The match started strangely with four consecutive breaks. The first set was the battle of two very indecisive players that didn’t know what to do with the ball once they got into an extended rally. The execution of the shots felt half-hearted, which is what happens when you don’t fully believe in the shot you’re trying to hit.
Davydenko was making all kinds of uncharacteristic shot selections. It was the worst to begin with. Most of his shots landed in the middle of the court, the complete opposite from his trademark accurate game. He came into the net from approach shots that landed down the middle of the court, then predictably he’d lose the point up at the net. You know there’s something very wrong with Davydenko when he’s trying to come into the net before he’s even hit a good enough shot. Yet it’s also very strange. It’s more common to stick to a more typical game in poor form, but does he really think he has a better chance at shortening the points and using the net than playing his standard baseline game?
Still Davydenko being willing to extend the rallies and hit with wider margins from the lines than usual kept the match competitive in the first set. Both players returned serve well in the first half of the set. It was like everything was much easier for them when they didn’t have to think about actual rallies and point construction.

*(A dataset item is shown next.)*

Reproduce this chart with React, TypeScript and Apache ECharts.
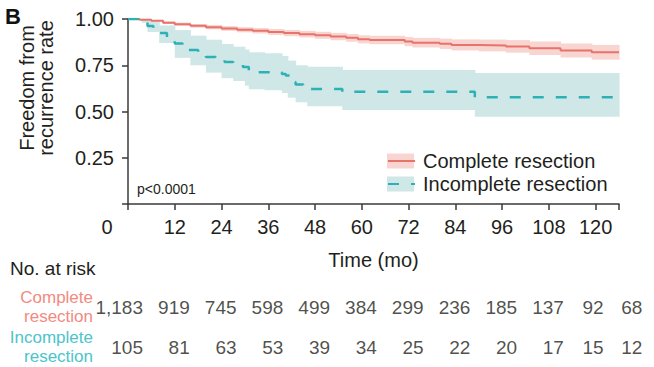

The match made a sudden turnaround after Simon became the first player to hold serve for 3-2. I would have thought that would have been the equivalent of a break of serve, but instead they both held serve from then onwards.
Despite the rather drastic change of holds/breaks, the match still had a similar feel to me. I never know what Simon is actually trying to do with the ball while playing. He plays with such a reactive mindset. Even if his tennis isn't defensive all the time, his shot selection is based so much on what his opponent feeds him. Davydenko fed him plenty of errors so he happily took advantage of it.
The first set tie-break was perhaps of the best quality in the match, with more of the typical rallies that I expected from the match. Davydenko had a set point but missed a routine forehand, a pattern which repeated itself many times in the match. Then Simon won the set with a return winner.
In the second set, Davydenko sprayed errors everywhere to go down a double break that by then, I had lost all interest. He tried to play something closer to his usual game, but the more aggressive play didn’t pay off. He was actually close to levelling the set again and recovering the break, but in the end, Simon was able to hold off Davydenko and finish the match later on.